• **Rows from a dataset**:
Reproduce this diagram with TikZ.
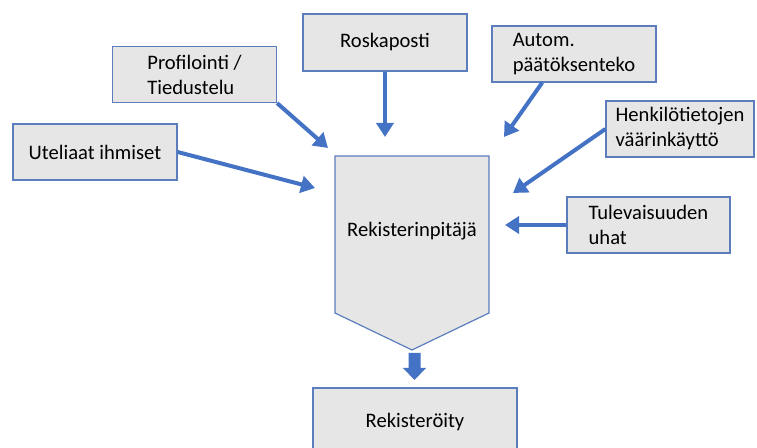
\documentclass[tikz,border=0pt]{standalone}
\usepackage{fontspec}
\setmainfont{Carlito}
\usetikzlibrary{arrows.meta}
\definecolor{boxgray}{HTML}{E7E6E6}
\definecolor{boxline}{HTML}{5B7DBE}
\definecolor{arrblue}{HTML}{4472C4}
\tikzset{
    box/.style={draw=boxline, fill=boxgray, line width=0.6pt, inner sep=0pt,
        minimum width=82pt, minimum height=28pt, align=left,
        font=\fontsize{10.3}{12.5}\selectfont},
    arr/.style={draw=arrblue, line width=2pt, -{Triangle[length=7pt,width=8.5pt]}}
}
\begin{document}
\begin{tikzpicture}[x=0.5pt,y=-0.5pt]
    \clip (0,0) rectangle (757,448);
    \node[box] (prof) at (194.5,74.5) {Profilointi /\\Tiedustelu};
    \node[box] (utel) at (95,152) {Uteliaat ihmiset};
    \node[box, minimum height=28.5pt] (rosk) at (385,42.5) {Roskaposti};
    \node[box] (autom) at (574,54) {Autom.\\päätöksenteko};
    \node[box, minimum width=74pt] (henk) at (680,129) {Henkilötietojen\\väärinkäyttö};
    \node[box, minimum width=81.5pt] (tulev) at (648.5,225) {Tulevaisuuden\\uhat};
    \draw[draw=boxline, fill=boxgray, line width=0.6pt]
        (335,156) -- (489,156) -- (489,313) -- (412,350) -- (335,313) -- cycle;
    \node[font=\fontsize{10.3}{12.5}\selectfont] (pitaja) at (412,231) {Rekisterinpitäjä};
    \node[box, minimum width=102pt, minimum height=34pt] (rekist) at (415,422) {Rekisteröity};
    \coordinate (tProf) at (328,148);
    \coordinate (tUtel) at (315,188);
    \coordinate (tRosk) at (385,137);
    \coordinate (tAutom) at (504,137);
    \coordinate (tHenk) at (513,193);
    \coordinate (tTulev) at (505,225);
    \draw[arr] (prof.south east) -- (tProf);
    \draw[arr] (utel.east) -- (tUtel);
    \draw[arr] (rosk.south) -- (tRosk);
    \draw[arr] (autom.222) -- (tAutom);
    \draw[arr] (henk.west) -- (tHenk);
    \draw[arr] (tulev.west) -- (tTulev);
    \fill[arrblue] (408.5,353) -- (420.5,353) -- (420.5,368) -- (426,368) -- (414.5,380)
        -- (403,368) -- (408.5,368) -- cycle;
\end{tikzpicture}
\end{document}
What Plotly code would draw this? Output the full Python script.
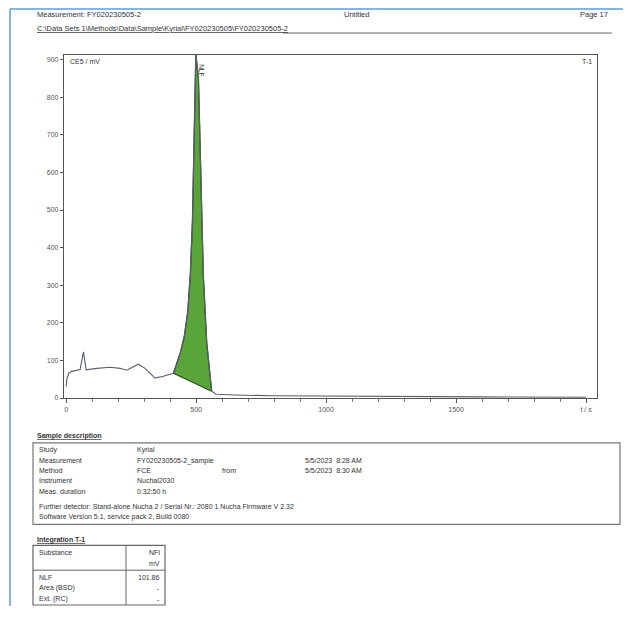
import plotly.graph_objects as go

# ---------------- data ----------------
time_s = [0, 3, 10, 22, 54, 67, 77, 118, 169, 208, 233, 259, 278, 304, 342, 374,
          413, 425, 440, 455, 468, 478, 486, 492, 499, 509, 518, 528, 541, 560,
          577, 650, 800, 1000, 1300, 1600, 2000]
signal_mv = [30, 50, 66, 71, 76, 123, 75, 79, 82, 79, 74, 84, 90, 79, 53, 58,
             66, 90, 122, 165, 230, 330, 470, 675, 915, 852, 587, 323, 146, 18,
             10, 8, 6, 5, 4, 3, 2]
peak_start_s = 413
peak_end_s = 560
peak_name = "NLF"
peak_apex_s = 499

x_ticks = [0, 500, 1000, 1500, 2000]
x_ticklabels = ["0", "500", "1000", "1500", "t / s"]
y_ticks = [0, 100, 200, 300, 400, 500, 600, 700, 800, 900]

sample_rows = [
    ("Study", "Kyrial", "", ""),
    ("Measurement", "FY020230505-2_sample", "", "5/5/2023  8:28 AM"),
    ("Method", "FCE", "from", "5/5/2023  8:30 AM"),
    ("Instrument", "Nuchal2030", "", ""),
    ("Meas. duration", "0:32:50 h", "", ""),
]
sample_long_rows = [
    "Further detector: Stand-alone Nucha 2 / Serial Nr.: 2080 1 Nucha Firmware V 2.32",
    "Software Version 5.1, service pack 2, Build 0080",
]
integ_header = ("Substance", "NFI", "mV")
integ_rows = [("NLF", "101.86"), ("Area (BSD)", "-"), ("Ext. (RC)", "-")]

# ---------------- helpers ----------------
# the page body has an 8 px margin, so the figure is placed at (8, 8)
OFF = 8
W, H = 631 - 2 * OFF, 617 - 2 * OFF
def px(x):
    return (x - OFF) / W
def py(y):
    return 1 - (y - OFF) / H

FONT = "Liberation Sans"
TXT = "#333333"

fig = go.Figure()

# peak area polygon: curve between base points, closed by the integration baseline
i0 = time_s.index(peak_start_s)
i1 = time_s.index(peak_end_s)
poly_x = time_s[i0:i1 + 1] + [time_s[i0]]
poly_y = signal_mv[i0:i1 + 1] + [signal_mv[i0]]
fig.add_trace(go.Scatter(x=poly_x, y=poly_y, mode="lines", fill="toself",
                         fillcolor="#5aa53a", line=dict(color="#2f4a22", width=1.3),
                         hoverinfo="skip", showlegend=False))
# chromatogram trace
fig.add_trace(go.Scatter(x=time_s, y=signal_mv, mode="lines",
                         line=dict(color="#5a5f6e", width=1.1), showlegend=False))

fig.update_layout(
    width=W, height=H, margin=dict(l=0, r=0, t=0, b=0),
    paper_bgcolor="white", plot_bgcolor="white", showlegend=False,
    font=dict(family=FONT, size=7, color=TXT),
    xaxis=dict(domain=[px(64), px(597)], range=[-8, 2042], tickvals=x_ticks,
               ticktext=x_ticklabels, ticks="outside", ticklen=4, tickcolor="#555",
               minor=dict(dtick=100, ticks="outside", ticklen=3, tickcolor="#777"),
               showgrid=False, zeroline=False, showline=True, linecolor="#555",
               mirror=True, linewidth=1.2, tickfont=dict(size=7, color="#555")),
    yaxis=dict(domain=[py(400), py(55)], range=[0, 913], tickvals=y_ticks,
               ticks="outside", ticklen=3, tickcolor="#555", showgrid=False,
               zeroline=False, showline=True, linecolor="#555", mirror=True,
               linewidth=1.2, tickfont=dict(size=7, color="#555")),
)

ann = []
def text(x, y, s, size=7, anchor="left", bold=False, **kw):
    if bold:
        s = "<b>" + s + "</b>"
    ann.append(dict(x=px(x), y=py(y), xref="paper", yref="paper", text=s,
                    showarrow=False, xanchor=anchor, yanchor="middle",
                    font=dict(size=size, color=TXT, family=FONT), **kw))

# header
text(35, 15, "Measurement: FY020230505-2", size=7.5)
text(342, 15, "Untitled", size=7.5)
text(610, 15, "Page 17", size=7.5, anchor="right")
text(35, 29, "<u>C:\\Data Sets 1\\Methods\\Data\\Sample\\Kyrial\\FY020230505\\FY020230505-2</u>",
     size=7.5)

# chart inner labels
text(68, 62, "CE5 / mV", size=7)
text(594, 62, "T-1", size=7, anchor="right")
ann.append(dict(x=peak_apex_s + 24, y=872, xref="x", yref="y", text=peak_name,
                showarrow=False, textangle=90, font=dict(size=6.5, color=TXT, family=FONT)))

# sample description
text(35, 438, "<u>Sample description</u>", bold=True, size=7)
row_y = [452, 463, 473, 483, 494]
for (lab, val, mid, date), yy in zip(sample_rows, row_y):
    text(37, yy, lab)
    text(135, yy, val)
    if mid:
        text(220, yy, mid)
    if date:
        text(303, yy, date)
text(37, 509, sample_long_rows[0])
text(37, 520, sample_long_rows[1])

# integration table
text(35, 543, "<u>Integration T-1</u>", bold=True)
text(162, 555, integ_header[1], anchor="right")
text(37, 555, integ_header[0])
text(162, 566, integ_header[2], anchor="right")
for (lab, val), yy in zip(integ_rows, [580, 591, 602]):
    text(37, yy, lab)
    text(162, yy, val, anchor="right")

shapes = []
def line(x0, y0, x1, y1, color="#666", width=1):
    shapes.append(dict(type="line", xref="paper", yref="paper", x0=px(x0), y0=py(y0),
                       x1=px(x1), y1=py(y1), line=dict(color=color, width=width)))
def rect(x0, y0, x1, y1, color="#666", width=1):
    shapes.append(dict(type="rect", xref="paper", yref="paper", x0=px(x0), y0=py(y0),
                       x1=px(x1), y1=py(y1), line=dict(color=color, width=width)))

# scan border (blue)
line(10, 9, 623, 9, color="#5b9bd5", width=1.5)
line(10, 9, 10, 609, color="#5b9bd5", width=1.5)
# header rule
line(283, 33, 612, 33, color="#999", width=1.5)
# sample description box
rect(33, 445, 620, 527, color="#777", width=1.2)
# integration box
rect(33, 548, 165, 608, color="#666", width=1.2)
line(126, 548, 126, 608, color="#666")
line(33, 573, 165, 573, color="#666")

fig.update_layout(annotations=ann, shapes=shapes)
fig.write_html("out.html")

• **SET EXERCISE**:
Make an exact copy of the lines from the one containing "What Plotly code" to the one containing "import plotly.graph_objects as go", keeping both and leaving out every picture.

• **WRITTEN REPLY**:
What Plotly code would draw this? Output the full Python script.
import plotly.graph_objects as go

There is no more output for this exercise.